(Records from a data collection)
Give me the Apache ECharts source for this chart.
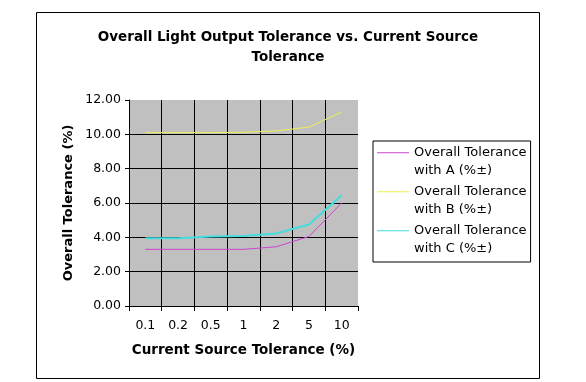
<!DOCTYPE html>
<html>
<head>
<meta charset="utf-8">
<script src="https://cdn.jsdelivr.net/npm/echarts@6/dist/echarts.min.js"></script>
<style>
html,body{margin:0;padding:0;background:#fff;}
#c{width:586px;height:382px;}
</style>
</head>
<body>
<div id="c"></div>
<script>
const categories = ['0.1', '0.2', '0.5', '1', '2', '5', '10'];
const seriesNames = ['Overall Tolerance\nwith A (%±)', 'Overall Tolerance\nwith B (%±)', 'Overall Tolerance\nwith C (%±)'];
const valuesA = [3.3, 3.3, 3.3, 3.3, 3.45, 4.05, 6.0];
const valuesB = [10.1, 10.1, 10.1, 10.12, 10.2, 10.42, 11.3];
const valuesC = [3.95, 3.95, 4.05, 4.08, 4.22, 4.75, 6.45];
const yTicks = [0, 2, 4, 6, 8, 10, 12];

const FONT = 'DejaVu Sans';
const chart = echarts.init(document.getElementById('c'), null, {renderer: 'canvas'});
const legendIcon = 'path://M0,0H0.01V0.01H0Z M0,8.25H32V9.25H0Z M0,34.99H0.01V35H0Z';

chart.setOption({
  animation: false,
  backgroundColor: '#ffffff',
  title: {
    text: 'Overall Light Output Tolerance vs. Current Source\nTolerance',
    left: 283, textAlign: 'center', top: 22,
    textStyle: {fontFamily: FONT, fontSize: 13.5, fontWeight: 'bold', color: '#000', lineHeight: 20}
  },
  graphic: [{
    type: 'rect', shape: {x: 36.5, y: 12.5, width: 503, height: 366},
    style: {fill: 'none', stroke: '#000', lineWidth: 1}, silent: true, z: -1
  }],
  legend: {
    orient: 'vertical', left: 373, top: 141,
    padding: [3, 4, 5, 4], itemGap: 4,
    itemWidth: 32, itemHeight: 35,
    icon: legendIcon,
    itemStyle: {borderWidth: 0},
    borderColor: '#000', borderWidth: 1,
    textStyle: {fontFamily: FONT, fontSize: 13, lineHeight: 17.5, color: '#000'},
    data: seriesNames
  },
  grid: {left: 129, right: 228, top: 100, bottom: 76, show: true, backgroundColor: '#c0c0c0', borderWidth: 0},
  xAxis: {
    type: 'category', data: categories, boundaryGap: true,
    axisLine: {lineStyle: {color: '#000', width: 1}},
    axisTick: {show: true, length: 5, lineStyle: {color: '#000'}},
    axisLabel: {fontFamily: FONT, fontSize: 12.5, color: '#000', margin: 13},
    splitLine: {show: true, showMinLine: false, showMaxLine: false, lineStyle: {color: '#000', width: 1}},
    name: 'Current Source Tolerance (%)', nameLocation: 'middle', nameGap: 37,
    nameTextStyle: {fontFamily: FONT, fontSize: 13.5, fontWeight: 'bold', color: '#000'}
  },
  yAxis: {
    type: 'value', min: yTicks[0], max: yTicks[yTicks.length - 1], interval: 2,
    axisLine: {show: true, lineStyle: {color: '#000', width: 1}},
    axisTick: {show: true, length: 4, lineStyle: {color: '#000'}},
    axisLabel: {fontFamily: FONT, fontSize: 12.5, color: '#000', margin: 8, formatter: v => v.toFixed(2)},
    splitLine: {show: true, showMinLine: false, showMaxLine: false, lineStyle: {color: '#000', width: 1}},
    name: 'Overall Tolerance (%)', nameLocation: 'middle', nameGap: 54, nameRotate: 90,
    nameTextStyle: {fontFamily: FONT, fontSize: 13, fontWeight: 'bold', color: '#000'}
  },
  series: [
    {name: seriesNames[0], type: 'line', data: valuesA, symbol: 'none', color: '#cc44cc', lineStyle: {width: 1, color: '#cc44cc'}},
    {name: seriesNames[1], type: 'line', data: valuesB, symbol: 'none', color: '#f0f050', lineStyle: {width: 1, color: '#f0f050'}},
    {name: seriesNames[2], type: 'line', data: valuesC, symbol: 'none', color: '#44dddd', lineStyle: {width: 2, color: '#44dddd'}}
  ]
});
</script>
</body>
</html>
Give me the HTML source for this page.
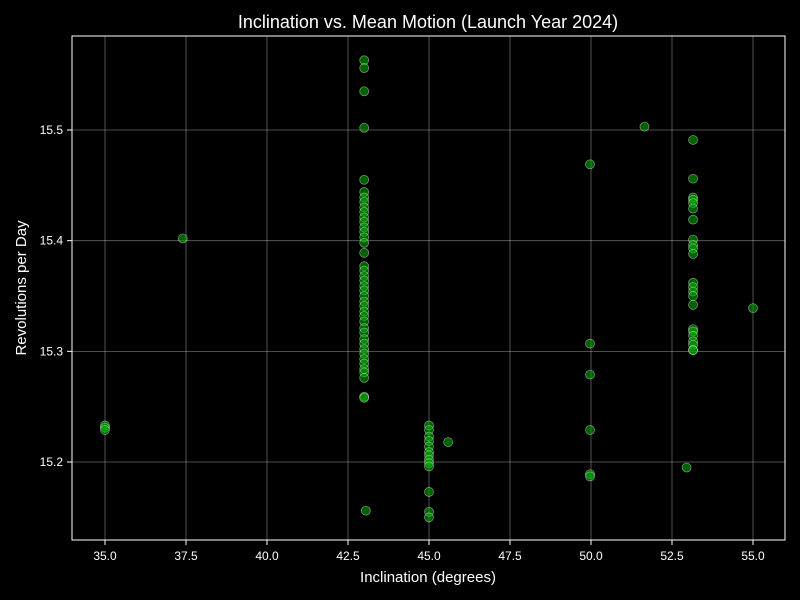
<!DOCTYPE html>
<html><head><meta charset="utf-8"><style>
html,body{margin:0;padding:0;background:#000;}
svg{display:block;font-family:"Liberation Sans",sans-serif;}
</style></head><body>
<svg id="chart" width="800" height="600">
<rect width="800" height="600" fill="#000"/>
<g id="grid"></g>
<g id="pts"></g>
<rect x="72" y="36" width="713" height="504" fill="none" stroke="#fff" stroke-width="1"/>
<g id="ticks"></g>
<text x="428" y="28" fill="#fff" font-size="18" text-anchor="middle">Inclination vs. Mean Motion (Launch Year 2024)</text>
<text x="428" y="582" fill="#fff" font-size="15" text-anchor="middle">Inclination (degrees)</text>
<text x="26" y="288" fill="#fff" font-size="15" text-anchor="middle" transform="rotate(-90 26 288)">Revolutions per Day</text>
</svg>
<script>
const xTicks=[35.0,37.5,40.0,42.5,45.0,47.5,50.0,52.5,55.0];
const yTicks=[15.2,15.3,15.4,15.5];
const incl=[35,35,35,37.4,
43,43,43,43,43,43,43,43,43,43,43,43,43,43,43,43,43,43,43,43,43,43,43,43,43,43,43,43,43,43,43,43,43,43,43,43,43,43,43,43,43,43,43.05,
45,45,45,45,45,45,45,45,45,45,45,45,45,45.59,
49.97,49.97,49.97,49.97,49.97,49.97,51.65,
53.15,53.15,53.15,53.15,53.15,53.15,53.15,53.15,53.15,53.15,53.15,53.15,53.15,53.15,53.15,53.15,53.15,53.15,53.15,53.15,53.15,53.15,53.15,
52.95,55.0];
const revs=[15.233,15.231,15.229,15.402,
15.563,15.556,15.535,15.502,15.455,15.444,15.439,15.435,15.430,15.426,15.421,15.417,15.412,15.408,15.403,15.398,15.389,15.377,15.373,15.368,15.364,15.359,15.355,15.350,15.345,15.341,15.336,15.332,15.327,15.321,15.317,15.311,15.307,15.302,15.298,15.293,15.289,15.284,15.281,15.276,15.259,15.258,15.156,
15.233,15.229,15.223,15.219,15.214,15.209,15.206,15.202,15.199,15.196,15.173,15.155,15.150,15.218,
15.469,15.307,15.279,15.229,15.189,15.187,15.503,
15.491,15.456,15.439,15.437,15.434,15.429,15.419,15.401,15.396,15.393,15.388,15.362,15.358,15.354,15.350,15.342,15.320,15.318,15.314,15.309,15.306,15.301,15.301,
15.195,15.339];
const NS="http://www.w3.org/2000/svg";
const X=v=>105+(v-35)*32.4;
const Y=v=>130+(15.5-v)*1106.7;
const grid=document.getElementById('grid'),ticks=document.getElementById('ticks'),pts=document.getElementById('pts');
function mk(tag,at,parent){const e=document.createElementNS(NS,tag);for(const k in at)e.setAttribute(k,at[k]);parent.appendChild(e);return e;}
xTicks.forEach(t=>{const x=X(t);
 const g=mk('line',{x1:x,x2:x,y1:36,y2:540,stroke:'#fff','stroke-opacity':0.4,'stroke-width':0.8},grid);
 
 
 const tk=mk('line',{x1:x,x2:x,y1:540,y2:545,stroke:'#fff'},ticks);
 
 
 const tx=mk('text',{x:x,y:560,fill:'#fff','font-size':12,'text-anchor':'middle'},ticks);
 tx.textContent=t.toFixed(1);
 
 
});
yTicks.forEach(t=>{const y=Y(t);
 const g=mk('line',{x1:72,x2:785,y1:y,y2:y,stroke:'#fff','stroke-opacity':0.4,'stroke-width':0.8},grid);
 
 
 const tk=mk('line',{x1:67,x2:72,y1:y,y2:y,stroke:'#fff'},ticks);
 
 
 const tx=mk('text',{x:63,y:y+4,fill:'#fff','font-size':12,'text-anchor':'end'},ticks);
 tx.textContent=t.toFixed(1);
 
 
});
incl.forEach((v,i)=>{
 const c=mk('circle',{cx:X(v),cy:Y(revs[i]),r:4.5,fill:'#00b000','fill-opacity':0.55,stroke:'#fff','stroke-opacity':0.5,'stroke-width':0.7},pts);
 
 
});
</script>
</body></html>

• _Objective_:
Scan the listing above. Gather each line that contains the word "this".

• _Task output_:
Give me the Apache ECharts source for this chart.
Give me the HTML source for this page.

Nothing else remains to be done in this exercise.